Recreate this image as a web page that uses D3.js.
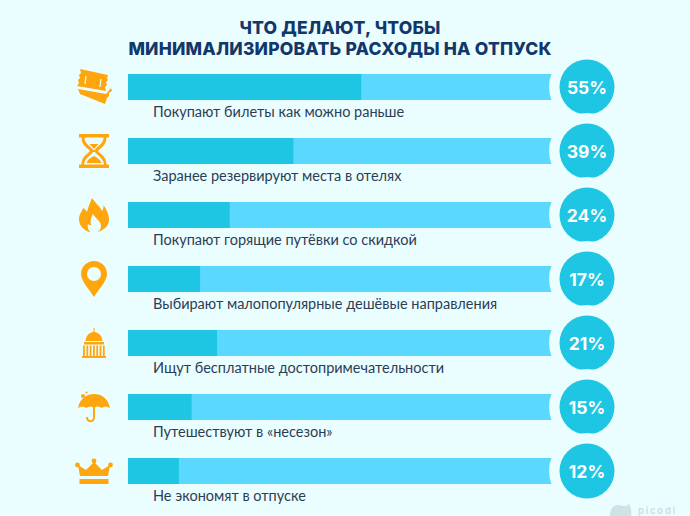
<!DOCTYPE html>
<html>
<head>
<meta charset="utf-8">
<script src="https://cdnjs.cloudflare.com/ajax/libs/d3/7.8.5/d3.min.js"></script>
<style>
  html, body { margin: 0; padding: 0; background: #ebfeff; }
  svg { display: block; }
  text { font-family: Inter, "Open Sans", sans-serif; }
  .label { font-family: Lato, "Open Sans", sans-serif; }
</style>
</head>
<body>
<svg id="chart" width="690" height="516"></svg>
<script>
const titleLines = ['ЧТО ДЕЛАЮТ, ЧТОБЫ', 'МИНИМАЛИЗИРОВАТЬ РАСХОДЫ НА ОТПУСК'];
const categories = [
  'Покупают билеты как можно раньше',
  'Заранее резервируют места в отелях',
  'Покупают горящие путёвки со скидкой',
  'Выбирают малопопулярные дешёвые направления',
  'Ищут бесплатные достопримечательности',
  'Путешествуют в «несезон»',
  'Не экономят в отпуске'
];
const values = [55, 39, 24, 17, 21, 15, 12];
const iconNames = ['ticket', 'hourglass', 'flame', 'pin', 'capitol', 'umbrella', 'crown'];

const bgColor = '#ebfeff';
const trackColor = '#5ad8ff';
const fillColor = '#1fc6e3';
const iconColor = '#ffa60f';

const svg = d3.select('#chart');
svg.append('rect').attr('width', 690).attr('height', 516).attr('fill', bgColor);

// scales
const x = d3.scaleLinear().domain([0, 100]).range([128, 552]);
const y = d3.scalePoint().domain(categories).range([87, 471]);
const barH = 26;

// title
svg.selectAll('.title')
  .data(titleLines)
  .enter().append('text')
  .attr('class', 'title')
  .attr('x', 340)
  .attr('y', (d, i) => 34 + i * 21)
  .attr('text-anchor', 'middle')
  .attr('font-size', 17.5)
  .attr('font-weight', 800)
  .attr('letter-spacing', 0.2)
  .attr('fill', '#12386b')
  .text(d => d);

const rows = svg.selectAll('.row')
  .data(categories)
  .enter().append('g')
  .attr('class', 'row');

rows.append('rect')
  .attr('x', x(0))
  .attr('y', d => y(d) - barH / 2)
  .attr('width', x(100) - x(0))
  .attr('height', barH)
  .attr('fill', trackColor);

rows.append('rect')
  .attr('x', x(0))
  .attr('y', d => y(d) - barH / 2)
  .attr('width', (d, i) => x(values[i]) - x(0))
  .attr('height', barH)
  .attr('fill', fillColor);

// background ring cuts the end of the bar
rows.append('circle')
  .attr('cx', 587)
  .attr('cy', d => y(d))
  .attr('r', 38)
  .attr('fill', bgColor);

rows.append('circle')
  .attr('cx', 587)
  .attr('cy', d => y(d))
  .attr('r', 27.5)
  .attr('fill', fillColor);

rows.append('text')
  .attr('x', 587)
  .attr('y', d => y(d) + 6.5)
  .attr('text-anchor', 'middle')
  .attr('font-size', 17.5)
  .attr('font-weight', 700)
  .attr('fill', '#fff')
  .text((d, i) => values[i] + '%');

rows.append('text')
  .attr('class', 'label')
  .attr('x', 153)
  .attr('y', d => y(d) + 30)
  .attr('font-size', 14.5)
  .attr('fill', '#2b3d55')
  .text(d => d);

// icons, drawn around (0,0)
const icons = {
  ticket(g) {
    g.append('path').attr('d', 'M-14,-18 L14,-12 L13,-9 L14,-7 L12,-5 L13,-2 L11,0 L12,4 L-17,-1 L-15,-4 L-16,-7 L-14,-9 L-15,-12 L-13,-14 Z');
    g.append('path').attr('d', 'M-16,2 L12,7 L17,1 L18,4 L15,6 L15,9 L13,11 L11,17 L-14,7 Z');
    g.append('path').attr('d', 'M-8,-11 L-9,-3 M7,-8 L6,0').attr('stroke', bgColor).attr('stroke-width', 1.2).attr('fill', 'none');
  },
  hourglass(g) {
    g.append('path').attr('d', 'M-15,-17 H15 V-13.5 H12.5 C12.5,-5 6,-3 4,0 C6,3 12.5,5 12.5,13.5 H15 V17 H-15 V13.5 H-12.5 C-12.5,5 -6,3 -4,0 C-6,-3 -12.5,-5 -12.5,-13.5 H-15 Z');
    g.append('path').attr('d', 'M-9.5,-13.5 H9.5 C9.5,-7 3,-5 1,-1 H-1 C-3,-5 -9.5,-7 -9.5,-13.5 Z M-10,13.5 C-10,8 -3,4 -1,1 H1 C3,4 10,8 10,13.5 Z').attr('fill', bgColor);
    g.append('path').attr('d', 'M-4.5,-7 H4.5 L0,-2 Z M-7.5,12 C-6,8 -2,6 0,5 C2,6 6,8 7.5,12 Z');
  },
  flame(g) {
    g.append('path').attr('d', 'M-2,-17 C2,-11 6,-9 8,-4 C9.5,-6 9.5,-8 9.5,-10 C13,-5 15,0 15,4 C15,11 10,15 4,17 L-5,17 C-10,15 -15,11 -15,4 C-15,-1 -12,-3 -11,-7 C-9,-6 -8,-5 -7,-3 C-6,-8 -4,-12 -2,-17 Z');
    g.append('path').attr('d', 'M-1,-1 C1,3 7,6 7,11 C7,14 5,16 3,18 H-3 C-6,15 -7,12 -6,9 C-5,10 -4,10 -3,10 C-4,6 -3,2 -1,-1 Z').attr('fill', bgColor);
  },
  pin(g) {
    g.append('path')
      .attr('fill-rule', 'evenodd')
      .attr('d', 'M0,18 C-5,10 -13,2 -13,-5 A13,13 0 1 1 13,-5 C13,2 5,10 0,18 Z M0,-12 A7,7 0 1 0 0,2 A7,7 0 1 0 0,-12 Z');
  },
  capitol(g) {
    g.append('path').attr('d', 'M-0.5,-15 H0.5 V-11 C5,-10.5 8,-7 8.5,-2 H-8.5 C-8,-7 -5,-10.5 -0.5,-11 Z');
    g.append('rect').attr('x', -10).attr('y', -1).attr('width', 20).attr('height', 2.5);
    g.append('rect').attr('x', -12).attr('y', 13).attr('width', 24).attr('height', 2);
    d3.range(-10, 11, 3.3).forEach(cx => {
      g.append('rect').attr('x', cx - 0.9).attr('y', 2.5).attr('width', 1.8).attr('height', 10.5);
    });
  },
  umbrella(g) {
    g.append('path').attr('d', 'M-16,1 C-14,-9 -7,-13 0,-13 C7,-13 14,-9 16,1 C13,-1 10,-1 8,1 C5,-1 2,-1 0,1 C-2,-1 -5,-1 -8,1 C-10,-1 -13,-1 -16,1 Z');
    g.append('path').attr('d', 'M0,-2 V10 C0,15.5 -7,15.5 -7,10').attr('fill', 'none').attr('stroke', iconColor).attr('stroke-width', 2);
    g.append('circle').attr('cx', -11).attr('cy', -11).attr('r', 2);
    g.append('circle').attr('cx', -7.5).attr('cy', -14.5).attr('r', 1.1);
  },
  crown(g) {
    g.append('path').attr('d', 'M-14,5 L-16,-6 L-8,-1 L0,-9 L8,-1 L16,-6 L14,5 Z');
    g.append('circle').attr('cx', -16.5).attr('cy', -6).attr('r', 2.4);
    g.append('circle').attr('cx', 0).attr('cy', -10).attr('r', 2.4);
    g.append('circle').attr('cx', 16.5).attr('cy', -6).attr('r', 2.4);
    g.append('rect').attr('x', -14.5).attr('y', 8).attr('width', 29).attr('height', 5);
  }
};

rows.append('g')
  .attr('fill', iconColor)
  .attr('transform', d => `translate(94,${y(d)})`)
  .each(function (d, i) { icons[iconNames[i]](d3.select(this)); });

// watermark
const mark = svg.append('g').attr('opacity', 0.3);
mark.append('path')
  .attr('d', 'M610,516 C610,508 614,505 618,505 C622,505 625,508 629,504 C631,508 632,512 631,516 Z')
  .attr('fill', '#8fa6b5');
mark.append('text')
  .attr('x', 638)
  .attr('y', 514)
  .attr('font-size', 9.5)
  .attr('font-weight', 600)
  .attr('letter-spacing', 1.8)
  .attr('fill', '#7d95a6')
  .text('picodi');
</script>
</body>
</html>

### What is required
Working from the listing above, pick out every line that has "this" and copy it.

### Written answer
Recreate this image as a web page that uses D3.js.
  .each(function (d, i) { icons[iconNames[i]](d3.select(this)); });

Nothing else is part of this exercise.